7 - Evaluating int_add(int,int)->int
str : [Node<str_repeat(str,int)->str>]
Sequence[str] : []
bool : [Node<False:bool>]
int : []



We can visualize the program as a tree. This is much easier for humans to understand than a traditional Push program.

In [5]:
program.pprint()

 - str_repeat(str,int):str
 |  - first(Sequence[str]):str
 |  |  - str_split(str,str):Sequence[str]
 |  |  |  - symbol:text:str
 |  |  |  - ' ':str
 |  - symbol:times:int


Let's test out our program.

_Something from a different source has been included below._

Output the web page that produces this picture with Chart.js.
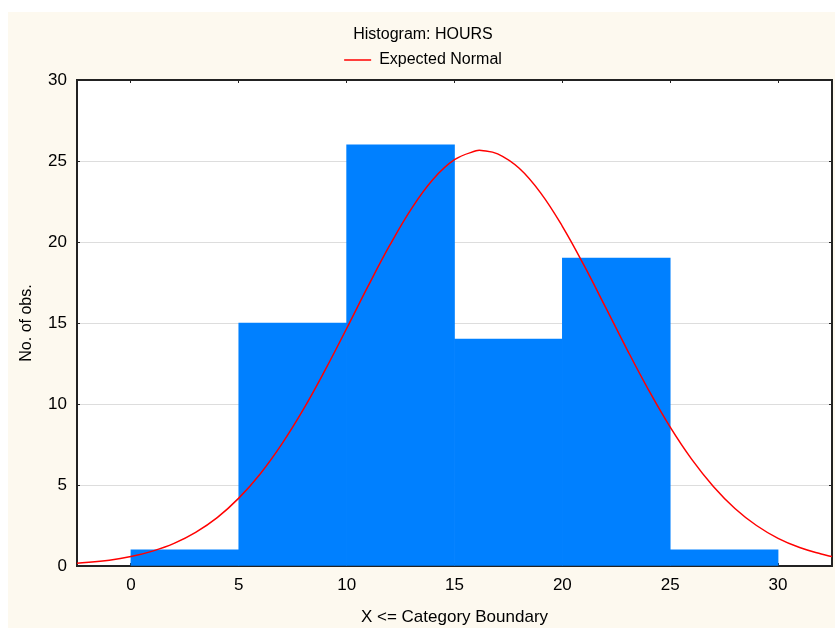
<!DOCTYPE html>
<html><head><meta charset="utf-8">
<script src="https://cdn.jsdelivr.net/npm/chart.js@4/dist/chart.umd.min.js"></script>
<style>
html,body{margin:0;padding:0;background:#ffffff;}
#wrap{position:absolute;left:8px;top:12px;width:827px;height:616px;background:#fdf9ef;}
canvas{display:block;}
</style></head><body>
<div id="wrap"><canvas id="c" width="827" height="616"></canvas></div>
<script>
// Histogram bins (category boundaries) and counts
const binStart = [0, 5, 10, 15, 20, 25];
const binEnd   = [5, 10, 15, 20, 25, 30];
const counts   = [1, 15, 26, 14, 19, 1];
// Expected normal curve
const curveX = [-2.5, -1, 0, 1, 2, 3, 4, 5, 6, 7, 8, 9, 10, 11, 12, 13, 14, 15, 16, 16.25, 17, 18, 19, 20, 21, 22, 23, 24, 25, 26, 27, 28, 29, 30, 31, 32, 32.5];
const curveY = [0.17, 0.36, 0.58, 0.92, 1.40, 2.08, 2.99, 4.19, 5.70, 7.54, 9.68, 12.09, 14.66, 17.29, 19.80, 22.05, 23.86, 25.08, 25.63, 25.65, 25.44, 24.55, 23.02, 20.97, 18.57, 15.98, 13.36, 10.86, 8.57, 6.58, 4.91, 3.55, 2.50, 1.71, 1.14, 0.74, 0.58];
// Tick labels
const xTicks = [0, 5, 10, 15, 20, 25, 30];
const yTicks = [0, 5, 10, 15, 20, 25, 30];

const FAM = "'Liberation Sans', Arial, sans-serif";
const AXC = '#222222';

const plotBg = {
  id: 'plotBg',
  beforeDraw(chart) {
    const a = chart.chartArea, c = chart.ctx;
    c.save(); c.fillStyle = '#ffffff';
    c.fillRect(a.left, a.top, a.right - a.left, a.bottom - a.top);
    c.restore();
  }
};

new Chart(document.getElementById('c'), {
  type: 'line',
  data: {
    datasets: [
      {
        type: 'line', label: 'Expected Normal',
        data: curveX.map((x, i) => ({x: x, y: curveY[i]})),
        borderColor: '#ff0000', backgroundColor: '#ff0000', borderWidth: 1.5,
        pointRadius: 0, tension: 0.4, fill: false, order: 0
      },
      {
        type: 'bar', label: 'HOURS',
        data: binStart.map((s, i) => ({x: (s + binEnd[i]) / 2, y: counts[i]})),
        backgroundColor: '#0080ff', borderWidth: 0,
        barPercentage: 1, categoryPercentage: 1, order: 1
      }
    ]
  },
  options: {
    responsive: false, animation: false,
    layout: {padding: {top: 0, right: 3, bottom: 0, left: 6}},
    plugins: {
      title: {display: true, text: 'Histogram: HOURS', color: '#000',
        font: {family: FAM, size: 16, weight: 'normal'}, padding: {top: 13.4, bottom: 4}},
      legend: {display: true,
        labels: {filter: (it) => it.text === 'Expected Normal', usePointStyle: true, pointStyle: 'line',
          pointStyleWidth: 27, padding: 3.4, color: '#000', font: {family: FAM, size: 16}}},
      tooltip: {enabled: false}
    },
    scales: {
      x: {
        type: 'linear', position: 'bottom', min: -2.5, max: 32.5, offset: false,
        afterBuildTicks: s => { s.ticks = xTicks.map(v => ({value: v})); },
        afterFit: s => { s.height = 62; },
        grid: {drawOnChartArea: false, tickLength: -3, tickColor: AXC, offset: false},
        border: {color: AXC, width: 2},
        ticks: {color: '#000', font: {family: FAM, size: 17}, padding: 12, maxRotation: 0, autoSkip: false},
        title: {display: true, text: 'X <= Category Boundary', color: '#000',
          font: {family: FAM, size: 17}, padding: {top: 0, bottom: 0}}
      },
      x2: {
        type: 'linear', position: 'top', min: -2.5, max: 32.5, offset: false,
        afterBuildTicks: s => { s.ticks = xTicks.map(v => ({value: v})); },
        afterFit: s => { s.height = 2; },
        grid: {drawOnChartArea: false, tickLength: -3, tickColor: AXC},
        border: {color: AXC, width: 2},
        ticks: {display: false}
      },
      y: {
        type: 'linear', position: 'left', min: 0, max: 30,
        afterBuildTicks: s => { s.ticks = yTicks.map(v => ({value: v})); },
        afterFit: s => { s.width = 63; },
        grid: {color: '#dddddd', lineWidth: 1, tickLength: -3, tickColor: AXC},
        border: {color: AXC, width: 2},
        ticks: {color: '#000', font: {family: FAM, size: 17}, padding: 13},
        title: {display: true, text: 'No. of obs.', color: '#000',
          font: {family: FAM, size: 16}, padding: {top: 3.4, bottom: 0}}
      },
      y2: {
        type: 'linear', position: 'right', min: 0, max: 30,
        afterBuildTicks: s => { s.ticks = yTicks.map(v => ({value: v})); },
        afterFit: s => { s.width = 0; },
        grid: {drawOnChartArea: false, tickLength: -3, tickColor: AXC},
        border: {color: AXC, width: 2},
        ticks: {display: false}
      }
    }
  },
  plugins: [plotBg]
});
</script>
</body></html>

Recall the signature was `(text: str, times: int) -> str`.

This does not require Push, and should be much faster to execute. 

In [6]:
program.eval("Hello World", 2)

'HelloHello'

In [7]:
program.eval("Hi", 3)

'HiHiHi'

### Generating Python Source Code

The program seems to be working, but there's more! If we give the program a name and some argument names we can generate source code! 

In [8]:
code = program.to_code(
    function_name="repeat_first_word", 
    args=[("text", str), ("times", int)]
)
print(code)

def repeat_first_word(text: str, times: int) -> str:
    return str_repeat(first(str_split(text, ' ')), times)


## Test out the generated code

In [9]:
def repeat_first_word(text: str, times: int) -> str:
    return str_repeat(first(str_split(text, ' ')), times)

In [10]:
repeat_first_word("Hello World", 2)

'HelloHello'

In [11]:
repeat_first_word("Hi", 3)

'HiHiHi'

## Some Commens and Concerns

#### Less control over behavior

We no long control the behavior of the "atomic" code units.  Clojush controls instruction implemenations. Unless we implement safe functions to use in genomes, doing evolution this way will re-introduce the possibility of runtime errors.

#### What about the exec?

In this system, we don't have the ability to use the exec stack for control flow because Push is only building the program. To maintain control flow in our programs, we would need to capture it in the DAG (:barf:) or in the functions. This might not be so bad with the addition of collections and higher order functions.

The exec stack might still have a use. Including iteration in the Push evaluation would create redundancy in the DAG/tree which might help evolution.